Quarry is an open source platform-as-a-service for Apache Spark. It allows you to run SQL and PySpark jobs using a simple HTTP API. You can easily boot and scale Spark Clusters and ingest data into Quarry by sending it events over HTTP. Quarry also has extensible database adapters to allow for the import and export of data from your operational databases.
Quarry is accessible both from a simple web console as well as a RESTful HTTP API.
Currently, Quarry uses Amazon EC2 to launch clusters and Amazon S3 to store data, but we plan to support other cloud platforms and an on-premise solution in the future.
This is a very early preview version of Quarry. Things may be unstable. Quarry is not yet ready for deployment in a production environment.

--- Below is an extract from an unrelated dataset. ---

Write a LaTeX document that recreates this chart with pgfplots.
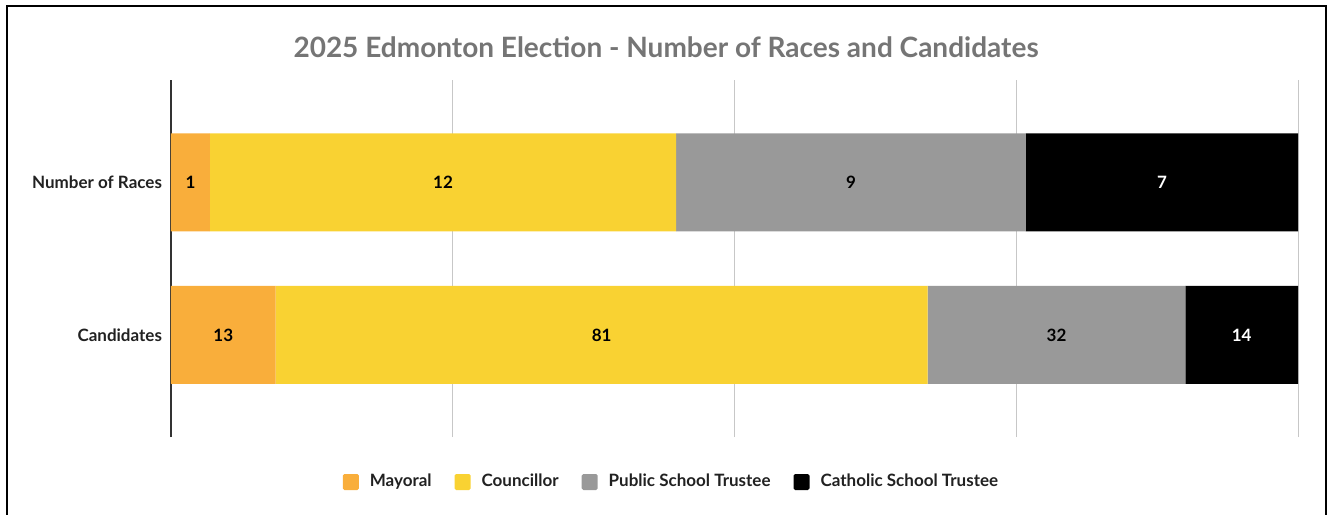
\documentclass[border=0pt]{standalone}
\usepackage{pgfplots}
\pgfplotsset{compat=1.18}
\usepackage{fontspec}
\setmainfont{Lato}

\definecolor{mayoral}{HTML}{F9AE3B}
\definecolor{councillor}{HTML}{F9D232}
\definecolor{public}{HTML}{999999}
\definecolor{catholic}{HTML}{000000}
\definecolor{titlegray}{HTML}{757575}
\definecolor{textdark}{HTML}{212121}

% shares of each row (%), counts shown as labels
% Number of Races: 1, 12, 9, 7 (of 29)
% Candidates: 13, 81, 32, 14 (of 140)

\begin{document}
\begin{tikzpicture}
  \path[use as bounding box] (0,0) rectangle (666.5pt,-257pt);
  \draw[line width=1pt] (3.25pt,-270pt) -- (3.25pt,-2.75pt) -- (662.75pt,-2.75pt) -- (662.75pt,-270pt);
  \node[font=\bfseries\fontsize{14}{16}\selectfont, text=titlegray] at (333pt,-23.5pt)
    {2025 Edmonton Election - Number of Races and Candidates};

  \pgfplotsset{
    base/.style={
      at={(85.5pt,-218.5pt)}, anchor=south west,
      scale only axis, width=563.5pt, height=178.5pt,
      xmin=0, xmax=100, ymin=-0.669, ymax=1.672,
    },
  }

  \begin{axis}[
      base,
      xbar stacked,
      bar width=49pt,
      axis y line*=left,
      axis x line*=bottom,
      x axis line style={draw=none},
      y axis line style={draw=black!80, line width=0.6pt},
      xtick={0,25,50,75,100},
      xticklabels={},
      major tick length=0pt,
      xmajorgrids=true,
      grid style={black!22, line width=0.5pt},
      ytick={0,1},
      yticklabels={Candidates, Number of Races},
      yticklabel style={font=\bfseries\fontsize{8.5}{10}\selectfont, text=textdark, xshift=-1pt},
      legend columns=4,
      legend style={
        at={(rel axis cs:0.5,0)}, anchor=center, xshift=-31pt, yshift=-22.5pt,
        draw=none, fill=none,
        font=\bfseries\fontsize{8.5}{10}\selectfont, text=textdark,
        /tikz/every even column/.append style={column sep=9.5pt},
      },
      legend image code/.code={\fill[#1, rounded corners=0.8pt] (0pt,-4pt) rectangle (8pt,4pt);},
      legend cell align=left,
    ]
    \addplot[fill=mayoral, draw=none] coordinates {(3.448,1) (9.286,0)};
    \addlegendentry{\hspace{3.5pt}Mayoral}
    \addplot[fill=councillor, draw=none] coordinates {(41.379,1) (57.857,0)};
    \addlegendentry{\hspace{3.5pt}Councillor}
    \addplot[fill=public, draw=none] coordinates {(31.034,1) (22.857,0)};
    \addlegendentry{\hspace{3.5pt}Public School Trustee}
    \addplot[fill=catholic, draw=none] coordinates {(24.138,1) (10.000,0)};
    \addlegendentry{\hspace{3.5pt}Catholic School Trustee}
  \end{axis}

  \begin{axis}[
      base,
      hide axis,
      point meta=explicit symbolic,
      nodes near coords,
      nodes near coords align=center,
      every node near coord/.append style={font=\bfseries\fontsize{8.5}{10}\selectfont},
    ]
    \addplot[only marks, mark=none, nodes near coords style={text=black}] coordinates {
      (1.724,1) [1]
      (24.138,1) [12]
      (60.345,1) [9]
      (4.643,0) [13]
      (38.214,0) [81]
      (78.571,0) [32]
    };
    \addplot[only marks, mark=none, nodes near coords style={text=white}] coordinates {
      (87.931,1) [7]
      (95.000,0) [14]
    };
  \end{axis}
\end{tikzpicture}
\end{document}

Quarry needs a few things to run:
- Zookeeper
- Redis
- RabbitMQ
- MySQL
Eventually, we'll take care of the setup of these services, but for now, you'll need to do it manually.
You'll need to create a database to store user-space models (user
should work just fine) and you'll need to setup a metastore template database. You can do this by running the included 'metastore.sql' file. For example:
mysql -hhive.db.us-east-1.quarryinternal.com -uroot -p10DktvFrQHe9fQSK < metastore.sql
Once you have those set up, you'll need to copy the file conf.yml.template
to conf.yml
and set your configuration options up properly.
Now you're ready to install all of the necessary python dependencies.
pip install -r requirements.txt
Next, initialize the user-space database models by running ./init.py
.
Finally, you should be able to just run the command ./run.py
and then navigate to port 9000 on whatever host you're running Quarry on.
Quarry's workflow tool allows you to launch complex workflows that can run imports, exports, python jobs and sql queries chained together on a schedule.
Quarry allows you to easily launch and scale spark clusters.
Quarry provides a python interface for running complex jobs.
Quarry also provides a SQL interface for running queries.